Universal Viewer + IIIF Search

I’ve been trying to get this working and obviously I’m doing something wrong because it’s just not working!

I have documents with multiple pages. To reduce file sizes, I split the document’s .pdf into multiple files: 1 pdf file for each page of the document.

I’m using Universal Viewer to view the files. I’d like to be able to page through the files like I can through a series of .jpg files, but the paginator icons in UV are greyed out and the pagination bar at the top of the viewer is not visible. Can I page through multiple .pdf files in the Universal Viewer?

I want to be able to search the text of the .pdf files like in this example: Universal Viewer Content Search :: IIIF Technical Workshop

I have fiddled with various configurations and I can’t get the search bar to show up. Please help.

Here’s what I’m using right now:
Omeka S 3.2.0
Universal Viewer 3.6.4.5
Image Server 3.6.10.3
IIIF Server 3.6.6.7
Extract OCR 3.3.2.1
IIIF Search 3.3.2.1

I’m attaching screenshots of my Image Server and IIIF Server config pages, in case they’re useful.



(edited to add IIIF search module version)

@Daniel_KM do you have any recommendations?

IIIF specifications don’t manage pdf, but only three things : image, audio and video (and 3d in next version). So Universal viewer improves it to be able to display other formats, included pdf. So the pdf is not displayed according to specifications, but with a pdf viewer. So the search in a pdf is not done in a iiif-way, but like in any pdf.

To be able to search with iiif, it should be an image for each page. Then, the module IIIF Search will help you to search inside the viewer.
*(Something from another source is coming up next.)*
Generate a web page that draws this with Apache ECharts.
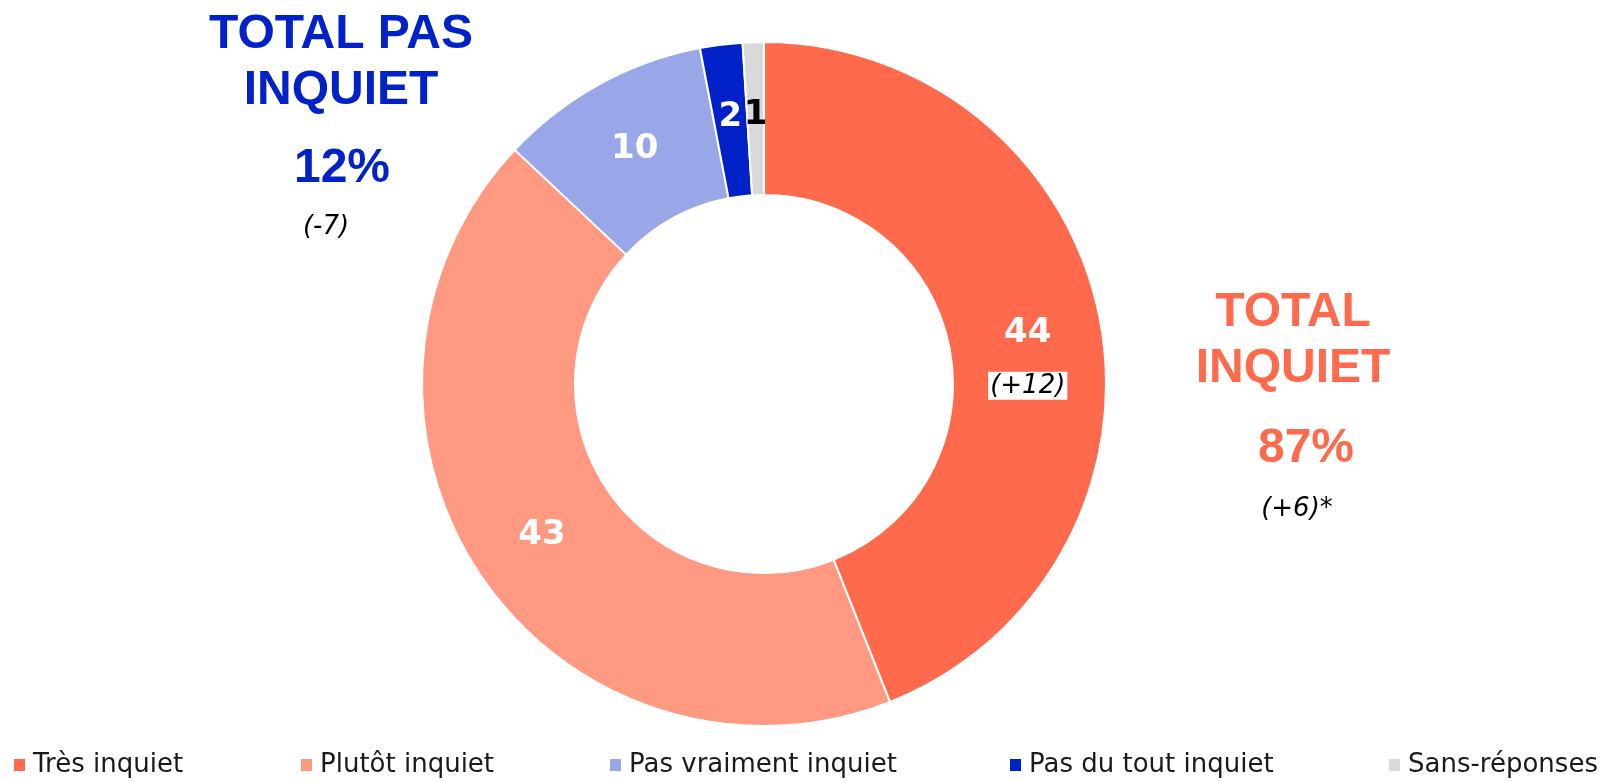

But with this module, the text should be in a specific and simple format, extracted from a pdf attached to the item, pdf2xml, via the module ExtractOcr.

So to have search in Universal Viewer or in Mirador or any other iiif viewer, you have to:

  • install the modules IiifSearch and ExtractOcr
  • create an item with all images and the pdf attached

I have done an improvement of the module to use xml Alto as source of ocr for iiif search to avoid to extract it from a pdf. it will be released soon.